Quite right, quite right.
And yet.
The other day a report appeared in the Chronicle of Higher Education on a conference held at the Center for 21st-Century Studies at the University of Wisconsin-Milwaukee called “The Dark Side of the Digital.” Here, scholarly minds--not Luddites, but concerned experts engaged in the work--discussed topics from equity issues around MOOCs to the shaping of our social and economic environments by technologies that serve us “smart” choices based not on freely sought or acquired knowledge but on our previous behavior. This is big stuff, meta in every way, and ultimately these may be the important questions of our time.

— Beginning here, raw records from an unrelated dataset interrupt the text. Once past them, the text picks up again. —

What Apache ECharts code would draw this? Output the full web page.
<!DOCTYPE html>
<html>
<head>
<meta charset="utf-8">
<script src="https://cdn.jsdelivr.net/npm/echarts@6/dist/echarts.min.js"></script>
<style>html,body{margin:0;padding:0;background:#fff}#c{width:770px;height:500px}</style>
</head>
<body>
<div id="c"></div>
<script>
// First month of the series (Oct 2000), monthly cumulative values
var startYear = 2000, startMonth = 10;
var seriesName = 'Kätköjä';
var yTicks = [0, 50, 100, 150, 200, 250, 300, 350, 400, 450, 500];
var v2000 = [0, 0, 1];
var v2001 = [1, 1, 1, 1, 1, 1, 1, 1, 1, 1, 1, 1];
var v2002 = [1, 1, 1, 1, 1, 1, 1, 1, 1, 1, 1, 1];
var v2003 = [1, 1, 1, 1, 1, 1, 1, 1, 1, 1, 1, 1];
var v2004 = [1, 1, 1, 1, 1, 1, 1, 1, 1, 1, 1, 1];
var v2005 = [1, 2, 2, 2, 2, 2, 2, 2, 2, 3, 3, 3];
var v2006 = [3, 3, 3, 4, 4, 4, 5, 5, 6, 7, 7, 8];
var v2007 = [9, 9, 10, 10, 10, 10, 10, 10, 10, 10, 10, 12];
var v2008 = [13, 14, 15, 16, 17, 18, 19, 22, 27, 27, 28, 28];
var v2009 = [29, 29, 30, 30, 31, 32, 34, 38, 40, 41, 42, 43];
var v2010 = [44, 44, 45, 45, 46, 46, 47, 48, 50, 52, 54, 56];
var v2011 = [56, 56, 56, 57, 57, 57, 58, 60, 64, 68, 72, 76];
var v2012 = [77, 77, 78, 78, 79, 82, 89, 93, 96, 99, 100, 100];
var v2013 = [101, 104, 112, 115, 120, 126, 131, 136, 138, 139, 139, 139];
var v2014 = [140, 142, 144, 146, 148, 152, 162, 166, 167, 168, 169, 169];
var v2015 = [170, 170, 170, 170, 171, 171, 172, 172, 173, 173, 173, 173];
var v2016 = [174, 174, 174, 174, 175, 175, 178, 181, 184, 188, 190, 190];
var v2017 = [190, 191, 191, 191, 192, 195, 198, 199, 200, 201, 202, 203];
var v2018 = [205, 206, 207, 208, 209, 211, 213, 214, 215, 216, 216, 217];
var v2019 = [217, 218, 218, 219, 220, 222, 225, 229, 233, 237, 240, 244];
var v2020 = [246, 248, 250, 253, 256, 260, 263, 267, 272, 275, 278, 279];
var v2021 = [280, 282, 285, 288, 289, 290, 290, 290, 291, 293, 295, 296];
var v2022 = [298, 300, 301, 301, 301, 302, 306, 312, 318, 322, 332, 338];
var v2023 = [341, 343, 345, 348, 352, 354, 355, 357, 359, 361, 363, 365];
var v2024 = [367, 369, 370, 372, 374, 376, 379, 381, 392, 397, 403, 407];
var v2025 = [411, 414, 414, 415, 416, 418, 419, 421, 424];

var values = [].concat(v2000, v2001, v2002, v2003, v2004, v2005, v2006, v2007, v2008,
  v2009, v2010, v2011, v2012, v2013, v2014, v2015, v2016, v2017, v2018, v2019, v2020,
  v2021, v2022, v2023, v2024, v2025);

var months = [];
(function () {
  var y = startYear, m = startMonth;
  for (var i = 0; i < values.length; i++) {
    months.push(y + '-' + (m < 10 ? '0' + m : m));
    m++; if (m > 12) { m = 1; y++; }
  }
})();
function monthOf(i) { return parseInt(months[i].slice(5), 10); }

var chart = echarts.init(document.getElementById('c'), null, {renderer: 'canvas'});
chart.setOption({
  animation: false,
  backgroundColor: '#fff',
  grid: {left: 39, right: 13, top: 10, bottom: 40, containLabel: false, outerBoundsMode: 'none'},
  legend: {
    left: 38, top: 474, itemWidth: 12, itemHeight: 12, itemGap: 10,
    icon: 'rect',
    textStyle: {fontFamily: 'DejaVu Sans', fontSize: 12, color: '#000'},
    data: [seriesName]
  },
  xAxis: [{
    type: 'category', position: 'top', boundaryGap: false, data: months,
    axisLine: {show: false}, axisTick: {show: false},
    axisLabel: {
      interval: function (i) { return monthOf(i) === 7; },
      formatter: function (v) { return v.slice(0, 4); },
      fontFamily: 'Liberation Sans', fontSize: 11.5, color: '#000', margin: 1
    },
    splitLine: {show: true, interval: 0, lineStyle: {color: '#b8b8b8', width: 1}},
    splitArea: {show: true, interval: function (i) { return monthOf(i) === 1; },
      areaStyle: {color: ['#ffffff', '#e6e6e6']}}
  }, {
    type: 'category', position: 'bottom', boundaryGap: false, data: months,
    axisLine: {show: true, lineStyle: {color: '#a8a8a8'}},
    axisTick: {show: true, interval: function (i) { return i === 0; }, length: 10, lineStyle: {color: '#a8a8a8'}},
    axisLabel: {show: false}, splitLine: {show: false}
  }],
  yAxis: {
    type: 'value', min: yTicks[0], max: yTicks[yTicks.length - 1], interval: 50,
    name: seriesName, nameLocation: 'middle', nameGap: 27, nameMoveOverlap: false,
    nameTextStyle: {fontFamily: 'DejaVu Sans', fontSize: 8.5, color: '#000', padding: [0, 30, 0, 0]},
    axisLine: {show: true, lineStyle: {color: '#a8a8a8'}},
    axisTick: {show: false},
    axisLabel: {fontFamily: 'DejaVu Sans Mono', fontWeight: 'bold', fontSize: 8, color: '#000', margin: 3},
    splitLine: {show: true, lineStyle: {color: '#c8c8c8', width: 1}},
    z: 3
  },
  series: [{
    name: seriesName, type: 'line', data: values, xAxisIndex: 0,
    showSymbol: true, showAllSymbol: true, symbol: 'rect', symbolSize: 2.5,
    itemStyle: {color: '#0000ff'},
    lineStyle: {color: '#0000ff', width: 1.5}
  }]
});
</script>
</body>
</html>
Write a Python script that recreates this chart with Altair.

But the dark side of digital in schools is often something much simpler. Ask any administrator who has spent days to sorting out a middle school Facebook episode or a teacher who feels obliged to process every student essay through Turnitin or Google. Ask the serious kid whose project partners find far more allure in their online social lives than in the task at hand. Ask a school head who has had to huddle with attorneys over the extent of the school’s jurisdiction in cyberspace or whether a student’s online meanness falls under a state anti-bullying law.
By extending the range of certain kinds of misbehavior and by making it easier for other kinds to occur, technology has in fact complicated life in schools. Although the benefits far outweigh technology’s added burdens, these burdens are real, and they have entered the daily landscape of schools, classrooms, and the shadowlands in which certain parts of kids’ social lives transpire. It’s kind of silly to pretend that these complications don’t exist, that it’s just behavior, plugged in.
The worst effect is that these complications have fed teacher, administrative, parent, and even board-level fears that impede the positive and productive application of technology in schools. Banning smartphones and confiscating headphones are “solutions” only a step away from prohibiting Wikipedia, blocking all social networks and games, or keeping student computers out of the library--or even the classroom. All these devices, all this access, can exacerbate bad behavior, some think, so me must keep the lid on, tightly.
I don’t know whether this attitude has been more prevalent in independent schools than in others. Like teachers everywhere, independent school faculties can create a powerful inertia by going their own way, either in quiet or fearful denial or by stubborn non-compliance.
A few years back this attitude was widespread, but increasingly I get the sense that banning or ignoring useful technologies is becoming a thing of the past. Slowly, teachers and school leaders are getting the message that technology is the main mode of transport on the road to our educational future.
A month or so ago I wrote of lockdown drills as “the uninvited guest, the evil witch, at the feast of ‘21st-century learning.’” I think I was overly focused on that one thing; there are lots of uninvited guests, not just one, that appear whenever society undergoes a transformation. Certain kinds of student malfeasance, we are forced to admit, are made simpler by digital wizardry, and all we can do is recognize this and make the best of it. But malfeasance has been with us always.
As educators, we pit ourselves every day against the most savage of enemies: ignorance, anti-intellectualism, apathy, prejudice, meanness. We can no more unplug in our struggle against these foes than our forebears should have thrown away their slates and books because a few students scribbled profanities or a few authors wrote hate and lies.
I imagine that for a few more years I’ll keep coming upon discussion threads in which technology provides the medium but where the real struggle is how to address behavior and enact values, how to appeal to the better angels of our students’ and our own natures. It’s the work we do.